# Start of Extracted data

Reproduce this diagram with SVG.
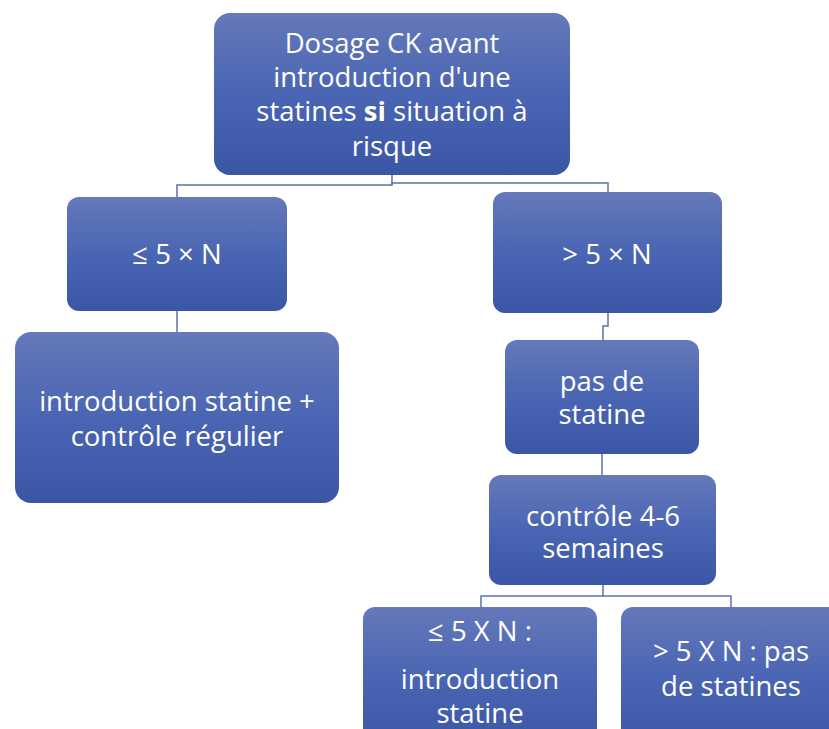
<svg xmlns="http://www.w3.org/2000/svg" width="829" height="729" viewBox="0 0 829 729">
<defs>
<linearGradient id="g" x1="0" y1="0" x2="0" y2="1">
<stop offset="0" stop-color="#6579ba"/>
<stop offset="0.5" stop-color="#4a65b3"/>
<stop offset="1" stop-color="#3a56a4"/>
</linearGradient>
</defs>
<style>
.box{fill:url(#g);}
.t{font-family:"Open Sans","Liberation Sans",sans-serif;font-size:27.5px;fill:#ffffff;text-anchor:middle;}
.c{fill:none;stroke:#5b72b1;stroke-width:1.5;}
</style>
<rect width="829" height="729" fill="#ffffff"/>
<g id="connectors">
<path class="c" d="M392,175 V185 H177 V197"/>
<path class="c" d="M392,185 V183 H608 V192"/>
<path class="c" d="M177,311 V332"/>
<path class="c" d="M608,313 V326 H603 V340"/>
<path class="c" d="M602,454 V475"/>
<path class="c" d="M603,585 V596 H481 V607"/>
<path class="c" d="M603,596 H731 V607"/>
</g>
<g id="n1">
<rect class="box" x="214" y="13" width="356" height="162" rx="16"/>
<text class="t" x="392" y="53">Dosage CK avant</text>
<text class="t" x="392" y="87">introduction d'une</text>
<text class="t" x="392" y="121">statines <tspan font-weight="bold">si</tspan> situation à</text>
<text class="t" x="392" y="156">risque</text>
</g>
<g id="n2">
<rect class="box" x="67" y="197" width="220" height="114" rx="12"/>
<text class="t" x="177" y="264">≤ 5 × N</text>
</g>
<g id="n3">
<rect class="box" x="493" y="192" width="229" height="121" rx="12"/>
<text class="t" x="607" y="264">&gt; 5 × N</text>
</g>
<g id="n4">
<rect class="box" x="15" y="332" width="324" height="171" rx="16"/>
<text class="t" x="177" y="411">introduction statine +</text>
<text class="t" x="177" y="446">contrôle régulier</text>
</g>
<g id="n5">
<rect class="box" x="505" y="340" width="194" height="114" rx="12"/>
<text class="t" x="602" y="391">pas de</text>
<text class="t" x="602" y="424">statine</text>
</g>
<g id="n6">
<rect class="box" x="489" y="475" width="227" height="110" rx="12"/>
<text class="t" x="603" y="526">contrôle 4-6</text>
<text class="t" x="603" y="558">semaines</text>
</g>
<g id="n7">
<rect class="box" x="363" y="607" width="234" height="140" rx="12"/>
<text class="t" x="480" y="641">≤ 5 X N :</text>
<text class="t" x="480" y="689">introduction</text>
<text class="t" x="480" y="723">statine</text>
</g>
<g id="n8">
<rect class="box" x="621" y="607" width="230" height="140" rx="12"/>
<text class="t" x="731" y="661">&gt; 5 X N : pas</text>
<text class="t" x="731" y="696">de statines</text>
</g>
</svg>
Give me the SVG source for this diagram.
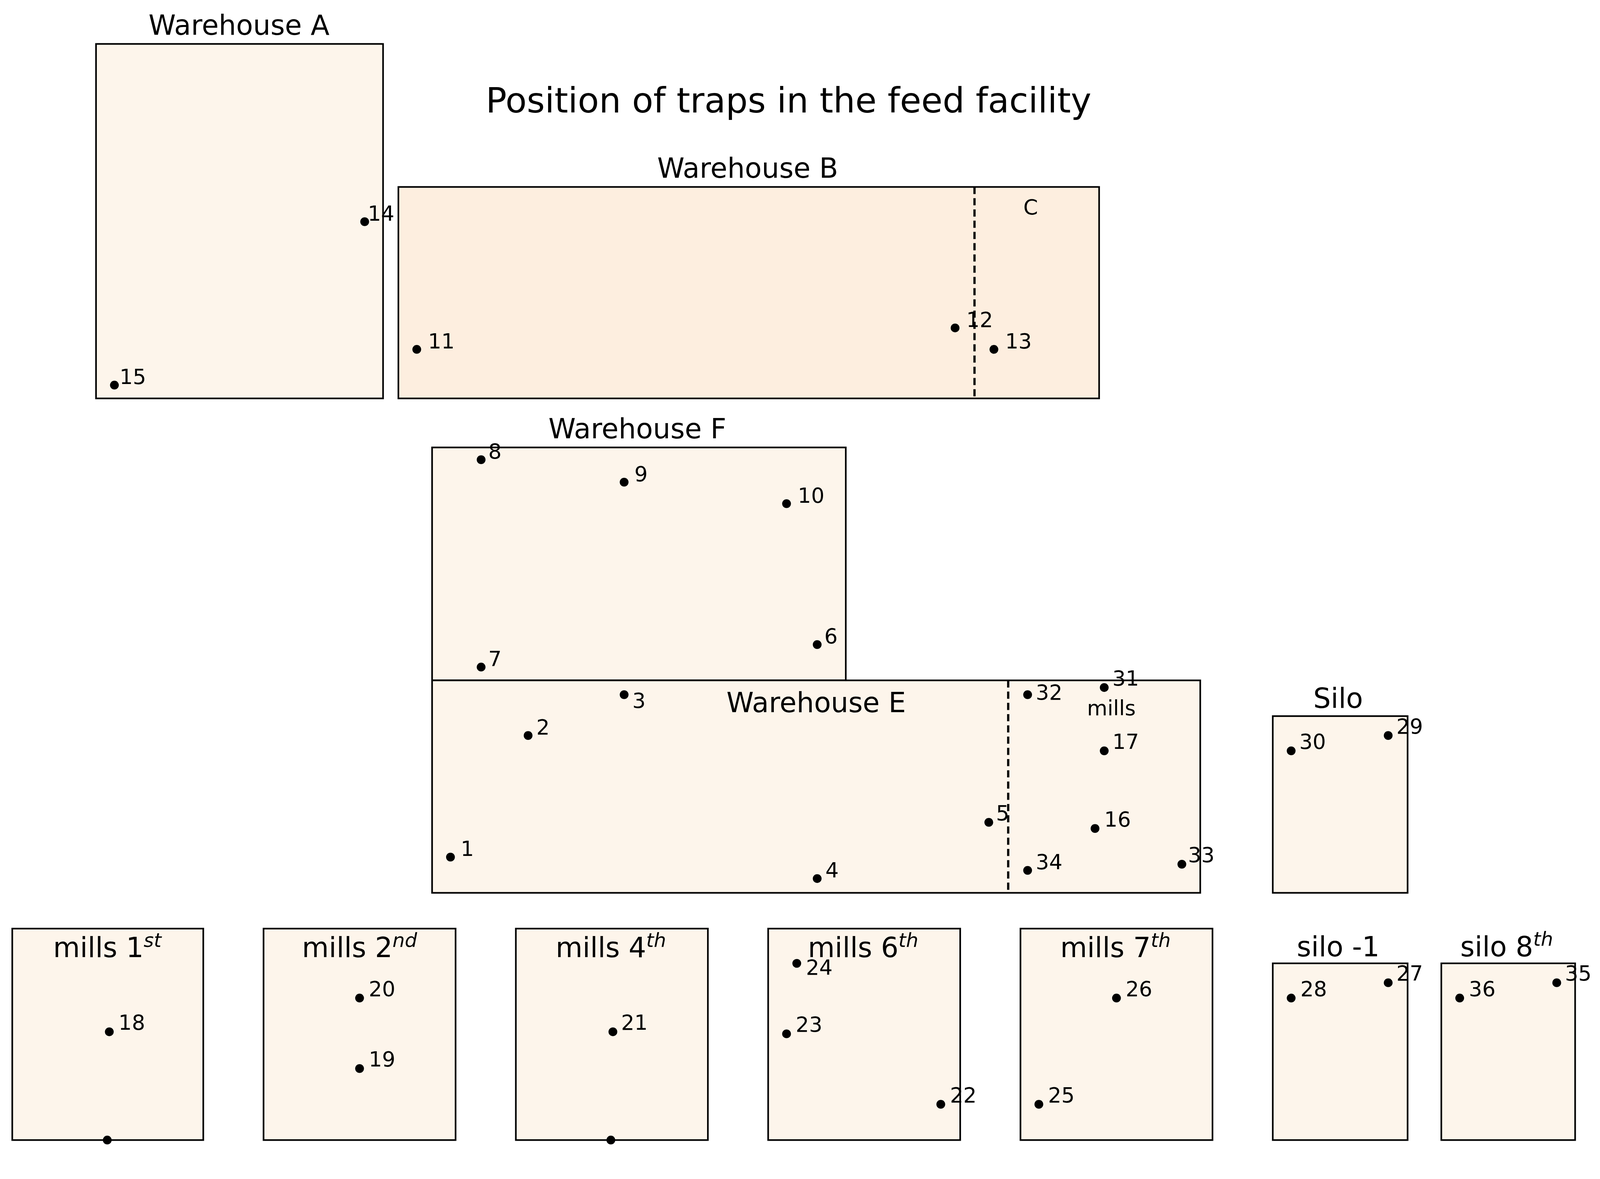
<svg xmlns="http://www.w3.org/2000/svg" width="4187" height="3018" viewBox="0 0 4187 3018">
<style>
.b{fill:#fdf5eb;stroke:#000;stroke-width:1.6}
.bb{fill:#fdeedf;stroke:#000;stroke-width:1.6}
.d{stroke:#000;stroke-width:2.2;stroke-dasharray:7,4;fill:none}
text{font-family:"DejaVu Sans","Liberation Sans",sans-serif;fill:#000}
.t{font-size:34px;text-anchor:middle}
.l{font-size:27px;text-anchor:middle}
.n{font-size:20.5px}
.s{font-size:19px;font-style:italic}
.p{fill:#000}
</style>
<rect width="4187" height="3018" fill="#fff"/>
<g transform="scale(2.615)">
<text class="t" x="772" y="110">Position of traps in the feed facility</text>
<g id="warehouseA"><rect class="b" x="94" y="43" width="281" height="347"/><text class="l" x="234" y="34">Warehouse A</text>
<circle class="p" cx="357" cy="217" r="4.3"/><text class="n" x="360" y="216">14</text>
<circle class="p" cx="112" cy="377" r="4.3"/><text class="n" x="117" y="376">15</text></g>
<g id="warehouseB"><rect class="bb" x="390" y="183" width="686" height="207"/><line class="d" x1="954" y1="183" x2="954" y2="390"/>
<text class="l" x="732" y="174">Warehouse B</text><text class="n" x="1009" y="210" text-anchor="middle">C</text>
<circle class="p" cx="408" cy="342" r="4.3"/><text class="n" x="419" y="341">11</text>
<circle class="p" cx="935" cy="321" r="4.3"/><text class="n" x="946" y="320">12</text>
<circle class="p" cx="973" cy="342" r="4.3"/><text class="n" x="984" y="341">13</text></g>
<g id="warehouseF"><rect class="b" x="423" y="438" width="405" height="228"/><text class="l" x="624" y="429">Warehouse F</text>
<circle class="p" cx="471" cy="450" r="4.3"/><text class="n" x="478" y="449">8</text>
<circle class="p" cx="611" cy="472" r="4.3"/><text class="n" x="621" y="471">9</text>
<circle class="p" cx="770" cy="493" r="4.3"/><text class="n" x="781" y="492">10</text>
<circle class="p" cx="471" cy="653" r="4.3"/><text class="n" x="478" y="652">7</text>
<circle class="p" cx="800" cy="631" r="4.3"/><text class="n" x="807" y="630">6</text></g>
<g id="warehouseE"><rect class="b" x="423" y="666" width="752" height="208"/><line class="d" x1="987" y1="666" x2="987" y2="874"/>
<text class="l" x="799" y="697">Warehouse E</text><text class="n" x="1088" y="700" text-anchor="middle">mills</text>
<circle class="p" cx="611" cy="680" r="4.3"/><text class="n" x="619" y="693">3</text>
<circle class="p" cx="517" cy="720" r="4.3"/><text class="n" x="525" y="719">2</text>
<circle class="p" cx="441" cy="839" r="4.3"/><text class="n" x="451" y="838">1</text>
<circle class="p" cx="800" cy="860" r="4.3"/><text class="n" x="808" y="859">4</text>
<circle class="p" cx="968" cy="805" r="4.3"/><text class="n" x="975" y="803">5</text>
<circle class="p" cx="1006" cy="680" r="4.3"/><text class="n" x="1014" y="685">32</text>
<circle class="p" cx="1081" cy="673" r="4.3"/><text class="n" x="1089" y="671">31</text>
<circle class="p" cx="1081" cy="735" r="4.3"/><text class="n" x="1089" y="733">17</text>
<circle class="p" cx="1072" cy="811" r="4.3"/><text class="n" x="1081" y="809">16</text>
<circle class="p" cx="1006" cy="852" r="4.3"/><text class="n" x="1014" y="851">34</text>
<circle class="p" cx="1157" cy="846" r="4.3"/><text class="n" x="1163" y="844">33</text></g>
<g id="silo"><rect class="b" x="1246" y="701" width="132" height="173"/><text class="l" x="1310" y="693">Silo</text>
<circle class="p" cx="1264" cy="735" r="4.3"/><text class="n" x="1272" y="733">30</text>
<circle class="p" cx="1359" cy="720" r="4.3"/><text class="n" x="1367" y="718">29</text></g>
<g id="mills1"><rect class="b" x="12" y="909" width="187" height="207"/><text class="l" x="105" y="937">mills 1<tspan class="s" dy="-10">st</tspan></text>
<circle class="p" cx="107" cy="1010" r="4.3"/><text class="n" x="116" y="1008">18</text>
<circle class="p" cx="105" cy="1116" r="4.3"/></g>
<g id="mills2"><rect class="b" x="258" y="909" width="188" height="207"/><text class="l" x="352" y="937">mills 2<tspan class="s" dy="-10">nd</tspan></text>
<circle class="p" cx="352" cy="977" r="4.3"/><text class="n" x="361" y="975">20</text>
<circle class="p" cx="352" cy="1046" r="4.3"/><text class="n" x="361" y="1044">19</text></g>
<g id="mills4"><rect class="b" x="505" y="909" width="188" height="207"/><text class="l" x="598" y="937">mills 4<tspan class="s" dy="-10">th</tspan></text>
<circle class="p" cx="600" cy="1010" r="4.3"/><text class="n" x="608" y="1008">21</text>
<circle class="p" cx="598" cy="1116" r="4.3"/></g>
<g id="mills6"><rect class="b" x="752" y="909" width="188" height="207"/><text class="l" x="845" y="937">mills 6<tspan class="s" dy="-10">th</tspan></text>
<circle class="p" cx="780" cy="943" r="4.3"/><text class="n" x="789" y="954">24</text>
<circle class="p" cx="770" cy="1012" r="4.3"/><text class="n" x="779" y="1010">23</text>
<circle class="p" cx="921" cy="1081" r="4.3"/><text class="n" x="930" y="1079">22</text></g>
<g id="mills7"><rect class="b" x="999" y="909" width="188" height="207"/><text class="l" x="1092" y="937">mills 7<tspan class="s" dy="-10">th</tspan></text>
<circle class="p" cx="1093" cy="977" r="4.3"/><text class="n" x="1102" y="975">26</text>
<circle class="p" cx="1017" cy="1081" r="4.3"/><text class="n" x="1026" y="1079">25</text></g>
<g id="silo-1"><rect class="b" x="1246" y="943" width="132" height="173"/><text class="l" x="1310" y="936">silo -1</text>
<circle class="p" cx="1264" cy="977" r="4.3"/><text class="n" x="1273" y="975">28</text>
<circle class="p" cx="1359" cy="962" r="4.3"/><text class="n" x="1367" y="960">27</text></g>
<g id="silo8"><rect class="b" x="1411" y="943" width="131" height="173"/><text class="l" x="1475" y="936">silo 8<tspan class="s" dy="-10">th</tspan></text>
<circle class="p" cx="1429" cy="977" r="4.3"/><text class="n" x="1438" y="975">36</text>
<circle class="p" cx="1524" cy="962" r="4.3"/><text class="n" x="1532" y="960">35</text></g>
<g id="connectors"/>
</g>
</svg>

# End of Extracted data

**Short task:** From the records above, work out how many lines contain the string "diagram". Give only the number.

**Written answer:** 2